Your instructions:
Set all the material down again unchanged, without the pictures.

Given data:

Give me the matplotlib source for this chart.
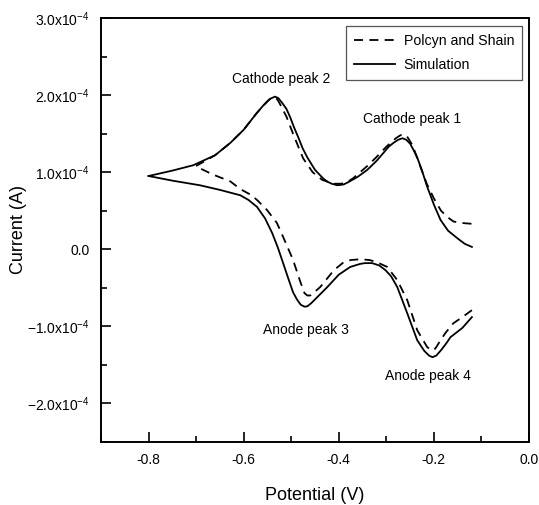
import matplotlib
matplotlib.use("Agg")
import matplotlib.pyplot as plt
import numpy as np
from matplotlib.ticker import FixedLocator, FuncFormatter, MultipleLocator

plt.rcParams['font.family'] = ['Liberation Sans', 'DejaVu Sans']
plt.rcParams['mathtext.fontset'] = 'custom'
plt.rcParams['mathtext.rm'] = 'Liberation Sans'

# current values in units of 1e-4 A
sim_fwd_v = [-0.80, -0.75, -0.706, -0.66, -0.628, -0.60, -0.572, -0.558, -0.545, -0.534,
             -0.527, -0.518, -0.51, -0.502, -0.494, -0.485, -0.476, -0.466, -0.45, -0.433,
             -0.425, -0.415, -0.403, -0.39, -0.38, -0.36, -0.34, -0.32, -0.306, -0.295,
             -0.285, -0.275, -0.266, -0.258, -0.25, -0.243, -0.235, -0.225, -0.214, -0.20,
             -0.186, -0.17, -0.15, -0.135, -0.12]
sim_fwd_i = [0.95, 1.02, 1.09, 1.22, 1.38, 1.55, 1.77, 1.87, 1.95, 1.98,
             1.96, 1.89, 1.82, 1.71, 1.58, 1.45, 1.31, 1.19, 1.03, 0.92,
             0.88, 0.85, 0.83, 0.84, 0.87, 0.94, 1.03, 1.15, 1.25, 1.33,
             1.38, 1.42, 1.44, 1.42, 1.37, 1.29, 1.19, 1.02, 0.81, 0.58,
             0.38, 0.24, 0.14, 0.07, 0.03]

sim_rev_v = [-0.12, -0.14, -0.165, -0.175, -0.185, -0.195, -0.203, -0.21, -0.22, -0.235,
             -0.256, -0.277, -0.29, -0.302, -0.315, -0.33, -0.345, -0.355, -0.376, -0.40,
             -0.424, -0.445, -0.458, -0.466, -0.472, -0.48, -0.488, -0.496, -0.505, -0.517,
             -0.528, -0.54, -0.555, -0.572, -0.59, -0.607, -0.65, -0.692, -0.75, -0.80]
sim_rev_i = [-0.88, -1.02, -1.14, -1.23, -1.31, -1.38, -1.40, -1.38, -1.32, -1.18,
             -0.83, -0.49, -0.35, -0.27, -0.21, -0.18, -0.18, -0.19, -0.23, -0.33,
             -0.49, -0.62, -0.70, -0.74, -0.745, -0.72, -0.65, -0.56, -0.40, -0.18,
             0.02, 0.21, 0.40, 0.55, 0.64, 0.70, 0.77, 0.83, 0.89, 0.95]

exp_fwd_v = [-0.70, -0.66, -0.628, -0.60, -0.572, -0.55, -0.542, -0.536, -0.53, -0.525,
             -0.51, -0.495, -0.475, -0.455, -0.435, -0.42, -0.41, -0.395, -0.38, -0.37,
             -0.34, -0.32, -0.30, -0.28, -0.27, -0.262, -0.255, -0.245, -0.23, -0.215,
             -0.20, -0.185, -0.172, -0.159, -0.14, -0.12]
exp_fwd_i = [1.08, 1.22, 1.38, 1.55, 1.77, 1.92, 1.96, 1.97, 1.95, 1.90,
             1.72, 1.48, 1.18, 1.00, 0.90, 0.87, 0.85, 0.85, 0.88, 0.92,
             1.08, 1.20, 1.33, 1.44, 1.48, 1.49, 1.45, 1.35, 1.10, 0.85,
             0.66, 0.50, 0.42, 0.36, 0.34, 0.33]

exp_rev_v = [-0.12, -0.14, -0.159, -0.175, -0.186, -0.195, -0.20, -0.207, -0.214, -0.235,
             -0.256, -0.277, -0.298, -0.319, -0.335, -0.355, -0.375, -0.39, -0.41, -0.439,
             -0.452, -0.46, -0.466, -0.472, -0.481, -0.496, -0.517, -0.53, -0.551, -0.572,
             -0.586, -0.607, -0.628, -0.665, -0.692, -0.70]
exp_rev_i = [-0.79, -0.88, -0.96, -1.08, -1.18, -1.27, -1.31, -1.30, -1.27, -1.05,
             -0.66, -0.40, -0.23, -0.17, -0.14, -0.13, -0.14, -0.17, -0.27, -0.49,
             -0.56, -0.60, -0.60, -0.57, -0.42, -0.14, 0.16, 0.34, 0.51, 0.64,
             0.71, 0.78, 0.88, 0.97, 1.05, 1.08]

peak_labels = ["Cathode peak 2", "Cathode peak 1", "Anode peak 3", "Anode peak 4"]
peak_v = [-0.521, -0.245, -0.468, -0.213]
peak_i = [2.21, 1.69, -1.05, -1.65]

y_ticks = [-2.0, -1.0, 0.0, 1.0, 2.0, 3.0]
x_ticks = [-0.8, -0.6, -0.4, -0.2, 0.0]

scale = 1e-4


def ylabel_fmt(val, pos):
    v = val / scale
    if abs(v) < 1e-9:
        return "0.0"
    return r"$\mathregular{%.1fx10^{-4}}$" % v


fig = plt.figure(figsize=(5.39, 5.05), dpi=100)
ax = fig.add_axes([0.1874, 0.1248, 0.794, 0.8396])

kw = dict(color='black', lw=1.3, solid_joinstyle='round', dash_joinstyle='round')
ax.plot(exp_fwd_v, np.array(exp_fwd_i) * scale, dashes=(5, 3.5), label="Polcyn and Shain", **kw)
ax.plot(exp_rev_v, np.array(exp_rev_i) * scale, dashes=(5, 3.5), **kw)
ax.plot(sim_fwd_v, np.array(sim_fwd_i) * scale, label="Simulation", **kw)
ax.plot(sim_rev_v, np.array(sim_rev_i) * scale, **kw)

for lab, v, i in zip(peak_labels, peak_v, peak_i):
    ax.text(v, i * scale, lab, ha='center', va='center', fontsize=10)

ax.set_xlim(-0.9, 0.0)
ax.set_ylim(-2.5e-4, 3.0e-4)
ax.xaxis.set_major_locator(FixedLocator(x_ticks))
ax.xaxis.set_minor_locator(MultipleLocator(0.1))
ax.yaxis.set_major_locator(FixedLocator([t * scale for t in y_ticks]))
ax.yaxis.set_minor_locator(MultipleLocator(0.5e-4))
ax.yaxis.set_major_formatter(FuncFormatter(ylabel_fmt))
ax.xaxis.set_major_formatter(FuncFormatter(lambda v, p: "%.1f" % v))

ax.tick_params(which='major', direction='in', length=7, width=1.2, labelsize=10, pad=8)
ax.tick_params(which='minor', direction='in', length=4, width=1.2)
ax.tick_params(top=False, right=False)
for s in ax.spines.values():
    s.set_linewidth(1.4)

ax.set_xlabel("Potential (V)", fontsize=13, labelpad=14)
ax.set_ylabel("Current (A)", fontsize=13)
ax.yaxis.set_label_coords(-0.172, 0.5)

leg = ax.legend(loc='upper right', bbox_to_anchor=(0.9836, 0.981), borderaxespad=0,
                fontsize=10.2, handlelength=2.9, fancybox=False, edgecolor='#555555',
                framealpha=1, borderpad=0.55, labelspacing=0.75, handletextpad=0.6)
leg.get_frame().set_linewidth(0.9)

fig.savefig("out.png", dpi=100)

Answer to this problem:
Give me the matplotlib source for this chart.
import matplotlib
matplotlib.use("Agg")
import matplotlib.pyplot as plt
import numpy as np
from matplotlib.ticker import FixedLocator, FuncFormatter, MultipleLocator

plt.rcParams['font.family'] = ['Liberation Sans', 'DejaVu Sans']
plt.rcParams['mathtext.fontset'] = 'custom'
plt.rcParams['mathtext.rm'] = 'Liberation Sans'

# current values in units of 1e-4 A
sim_fwd_v = [-0.80, -0.75, -0.706, -0.66, -0.628, -0.60, -0.572, -0.558, -0.545, -0.534,
             -0.527, -0.518, -0.51, -0.502, -0.494, -0.485, -0.476, -0.466, -0.45, -0.433,
             -0.425, -0.415, -0.403, -0.39, -0.38, -0.36, -0.34, -0.32, -0.306, -0.295,
             -0.285, -0.275, -0.266, -0.258, -0.25, -0.243, -0.235, -0.225, -0.214, -0.20,
             -0.186, -0.17, -0.15, -0.135, -0.12]
sim_fwd_i = [0.95, 1.02, 1.09, 1.22, 1.38, 1.55, 1.77, 1.87, 1.95, 1.98,
             1.96, 1.89, 1.82, 1.71, 1.58, 1.45, 1.31, 1.19, 1.03, 0.92,
             0.88, 0.85, 0.83, 0.84, 0.87, 0.94, 1.03, 1.15, 1.25, 1.33,
             1.38, 1.42, 1.44, 1.42, 1.37, 1.29, 1.19, 1.02, 0.81, 0.58,
             0.38, 0.24, 0.14, 0.07, 0.03]

sim_rev_v = [-0.12, -0.14, -0.165, -0.175, -0.185, -0.195, -0.203, -0.21, -0.22, -0.235,
             -0.256, -0.277, -0.29, -0.302, -0.315, -0.33, -0.345, -0.355, -0.376, -0.40,
             -0.424, -0.445, -0.458, -0.466, -0.472, -0.48, -0.488, -0.496, -0.505, -0.517,
             -0.528, -0.54, -0.555, -0.572, -0.59, -0.607, -0.65, -0.692, -0.75, -0.80]
sim_rev_i = [-0.88, -1.02, -1.14, -1.23, -1.31, -1.38, -1.40, -1.38, -1.32, -1.18,
             -0.83, -0.49, -0.35, -0.27, -0.21, -0.18, -0.18, -0.19, -0.23, -0.33,
             -0.49, -0.62, -0.70, -0.74, -0.745, -0.72, -0.65, -0.56, -0.40, -0.18,
             0.02, 0.21, 0.40, 0.55, 0.64, 0.70, 0.77, 0.83, 0.89, 0.95]

exp_fwd_v = [-0.70, -0.66, -0.628, -0.60, -0.572, -0.55, -0.542, -0.536, -0.53, -0.525,
             -0.51, -0.495, -0.475, -0.455, -0.435, -0.42, -0.41, -0.395, -0.38, -0.37,
             -0.34, -0.32, -0.30, -0.28, -0.27, -0.262, -0.255, -0.245, -0.23, -0.215,
             -0.20, -0.185, -0.172, -0.159, -0.14, -0.12]
exp_fwd_i = [1.08, 1.22, 1.38, 1.55, 1.77, 1.92, 1.96, 1.97, 1.95, 1.90,
             1.72, 1.48, 1.18, 1.00, 0.90, 0.87, 0.85, 0.85, 0.88, 0.92,
             1.08, 1.20, 1.33, 1.44, 1.48, 1.49, 1.45, 1.35, 1.10, 0.85,
             0.66, 0.50, 0.42, 0.36, 0.34, 0.33]

exp_rev_v = [-0.12, -0.14, -0.159, -0.175, -0.186, -0.195, -0.20, -0.207, -0.214, -0.235,
             -0.256, -0.277, -0.298, -0.319, -0.335, -0.355, -0.375, -0.39, -0.41, -0.439,
             -0.452, -0.46, -0.466, -0.472, -0.481, -0.496, -0.517, -0.53, -0.551, -0.572,
             -0.586, -0.607, -0.628, -0.665, -0.692, -0.70]
exp_rev_i = [-0.79, -0.88, -0.96, -1.08, -1.18, -1.27, -1.31, -1.30, -1.27, -1.05,
             -0.66, -0.40, -0.23, -0.17, -0.14, -0.13, -0.14, -0.17, -0.27, -0.49,
             -0.56, -0.60, -0.60, -0.57, -0.42, -0.14, 0.16, 0.34, 0.51, 0.64,
             0.71, 0.78, 0.88, 0.97, 1.05, 1.08]

peak_labels = ["Cathode peak 2", "Cathode peak 1", "Anode peak 3", "Anode peak 4"]
peak_v = [-0.521, -0.245, -0.468, -0.213]
peak_i = [2.21, 1.69, -1.05, -1.65]

y_ticks = [-2.0, -1.0, 0.0, 1.0, 2.0, 3.0]
x_ticks = [-0.8, -0.6, -0.4, -0.2, 0.0]

scale = 1e-4


def ylabel_fmt(val, pos):
    v = val / scale
    if abs(v) < 1e-9:
        return "0.0"
    return r"$\mathregular{%.1fx10^{-4}}$" % v


fig = plt.figure(figsize=(5.39, 5.05), dpi=100)
ax = fig.add_axes([0.1874, 0.1248, 0.794, 0.8396])

kw = dict(color='black', lw=1.3, solid_joinstyle='round', dash_joinstyle='round')
ax.plot(exp_fwd_v, np.array(exp_fwd_i) * scale, dashes=(5, 3.5), label="Polcyn and Shain", **kw)
ax.plot(exp_rev_v, np.array(exp_rev_i) * scale, dashes=(5, 3.5), **kw)
ax.plot(sim_fwd_v, np.array(sim_fwd_i) * scale, label="Simulation", **kw)
ax.plot(sim_rev_v, np.array(sim_rev_i) * scale, **kw)

for lab, v, i in zip(peak_labels, peak_v, peak_i):
    ax.text(v, i * scale, lab, ha='center', va='center', fontsize=10)

ax.set_xlim(-0.9, 0.0)
ax.set_ylim(-2.5e-4, 3.0e-4)
ax.xaxis.set_major_locator(FixedLocator(x_ticks))
ax.xaxis.set_minor_locator(MultipleLocator(0.1))
ax.yaxis.set_major_locator(FixedLocator([t * scale for t in y_ticks]))
ax.yaxis.set_minor_locator(MultipleLocator(0.5e-4))
ax.yaxis.set_major_formatter(FuncFormatter(ylabel_fmt))
ax.xaxis.set_major_formatter(FuncFormatter(lambda v, p: "%.1f" % v))

ax.tick_params(which='major', direction='in', length=7, width=1.2, labelsize=10, pad=8)
ax.tick_params(which='minor', direction='in', length=4, width=1.2)
ax.tick_params(top=False, right=False)
for s in ax.spines.values():
    s.set_linewidth(1.4)

ax.set_xlabel("Potential (V)", fontsize=13, labelpad=14)
ax.set_ylabel("Current (A)", fontsize=13)
ax.yaxis.set_label_coords(-0.172, 0.5)

leg = ax.legend(loc='upper right', bbox_to_anchor=(0.9836, 0.981), borderaxespad=0,
                fontsize=10.2, handlelength=2.9, fancybox=False, edgecolor='#555555',
                framealpha=1, borderpad=0.55, labelspacing=0.75, handletextpad=0.6)
leg.get_frame().set_linewidth(0.9)

fig.savefig("out.png", dpi=100)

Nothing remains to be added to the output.